In relation to virtual travel steering amount to the continuous manipulation of the direction of heading [3]. The direction of heading can either be derived from the data used for proxy step detection, as was the case in relation to the physical platforms described in subsection 3.1, or it can be obtained from additional trackers mounted on the user. At least five different approaches to steering during WIP locomotion have been used: joystick-controlled steering, gaze-directed steering, torso-directed steering, hip-directed steering, and feet-directed steering [9, 14, 33, 34]. A potential limitation of using joysticks or similar peripherals for steering is that this will deprive the user of the proprioceptive and kinesthetic feedback produced by whole body turns [28]. An advantage of gaze-directed steering, which translates the virtual position in the viewing direction, is that one does not need sensors besides from the ones used for head tracking. A limitation of this approach is that it limits the user’s ability to look around the environment while walking [33]. Nevertheless, it has been documented that gaze-directed steering may be experinced as preferable and perform better than torso-directed steering in regards to certain spatial orienting tasks [34]. Notably, in relation to torso-directed steering, trackers are often placed on the chest [9]. However, it has been suggested that placement of the tracker near the waist may be preferable [3] (i.e., something akin to hip-directed steering).
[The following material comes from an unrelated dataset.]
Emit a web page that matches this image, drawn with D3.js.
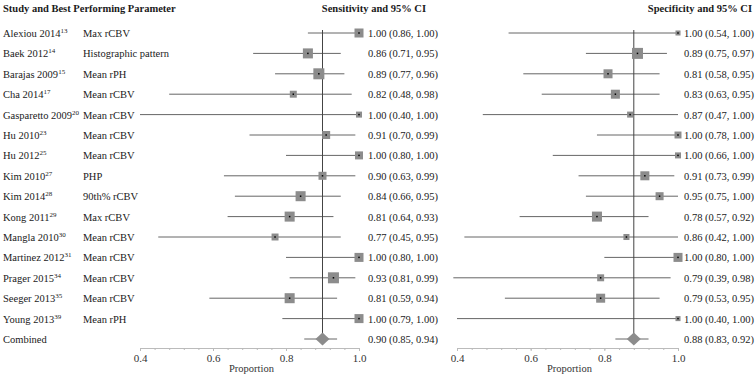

4 A Question of Naturalness

The novelty of proposed WIP techniques often derives from the particular hardware or algorithms used to enable virtual movement, and the evaluations usually involve comparisons with existing WIP techniques or other approaches to virtual locomotion (for a more detailed account of common measures please refer to [16]). Improvements to hardware and algorithms are undoubtedly crucial. However, considering that the general aim of WIP techniques is to provide an alternative to real walking, it seems meaningful for research on WIP locomotion to focus more explicitly on how we increase the perceived naturalness of the walking experience; i.e., how we can make the experience of navigating through virtual worlds using WIP techniques feel more like the real thing. Specifically, we have argued that when striving to increase the perceived naturalness of WIP locomotion, it is meaningful to take as the point of departure, the degree of correspondence between the sensorimotor loop of real walking and walking in place [15]. This view has led us to focus on two distinct, albeit interconnected questions: (1) How can we increase the perceived naturalness of the actions perform by the user during WIP locomotion? (2) How can we increase the perceived naturalness of the perception of the virtual environment resulting from said actions? In what follows we address each of these two general research questions and present the work we have performed thus far in order to address them.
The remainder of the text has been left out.